More surprising than what Helen Keller did is what she’s not famous for, most notable among these:
…that Helen Keller was a radical socialist. She joined the Socialist party of Massachusetts in 1909…After the Russian Revolution, she sang the praises of the new communist nation…Through research she learned that blindness was not distributed randomly throughout the population but was concentrated in the lower class…[furthermore] Keller’s research was not just book learning: “I have visited sweatshops, factories, crowded slums. If I could not see it, I could smell it.” (Loewen 21-22)
It would be rhetorical of me to ask you why we don’t know this of Helen Keller when it is very plain to see that her accomplishments, though great and many, do not fall in line with traditional “free societal” values, specifically, democracy. Perhaps this is why we pay her lip service but discredit her life’s work by omitting it.
The interesting thing about omitting facts which aren’t supportive of “free society” ideologies is that those are the only consistencies between differing school districts in the U.S. The provocative thing about which is that “unlike virtually every other industrialized country, the United States has no national curriculum and no agency that services the development of classroom materials. Each of the nation’s 15,367 school districts is a kingdom unto itself…with the power to decide what its students will be taught.” (Kantrowitz and Wingert 59) This means that twin girls going to different schools in different school districts learn from two different curricula.

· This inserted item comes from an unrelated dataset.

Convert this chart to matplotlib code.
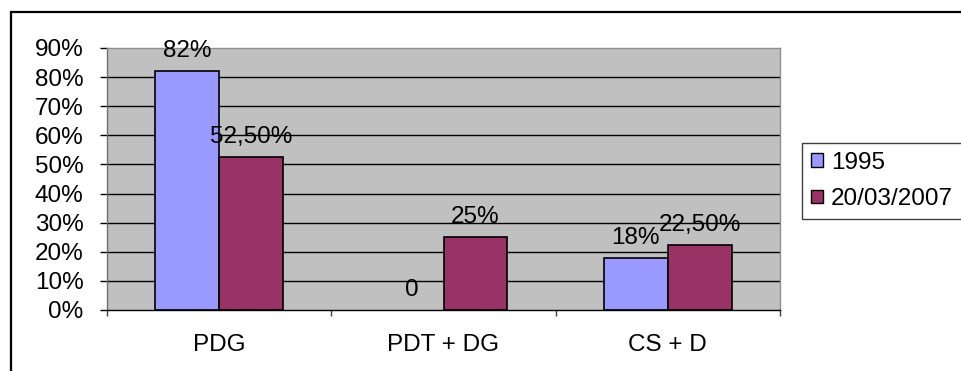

The inequalities only increase from here. Suppose those two girls attended two different school districts where the property values were also different. This now means that not only are they learning from two different curricula but that one of these curricula is better funded than the other. This is because our American “schools receive funds from three governmental sources – about 10 percent from the federal government, and depending on the allocation within each state, about 40 percent from the state, and 50 percent from property taxes in each district within the state.” (Eitzen and Zinn 472) The long and short of which is that the rich stay rich and the poor stay poor. By funding schools through property taxes we ensure that the price of an education between a rich neighborhood and a poor one is as different as night and day. “In New York City, per pupil spending of $10,500 is half the $21,000 per student in the Long Island suburb of Manhasset.” (Kozol 23-24) Therefore, children attending nice schools in affluent neighborhoods have better chances of going to expensive universities. Not only that, but they are also the only ones who have parents which can afford such schools.
So, unless I’m part of the affluent rich upper white class, I honestly can’t see why we should have public schooling at all. Nor can I see that these purposes fulfill their aims. The schools don’t allow the students to criticize anything, except for what is presented to them formally in a class. The schools don’t teach the whole truth except for when it serves their traditional free societal values and perspectives. The schools are largely supported by property taxes which further ensure the lines of stratification are not crossed. The schools just don’t work. Albeit that this is simply my opinion, if the purposes of public education are to inform without prejudice, educate without bias, and be paid for with tax dollars fairly, then they only do half the job, and a half assed job in any school only ensures an “F”.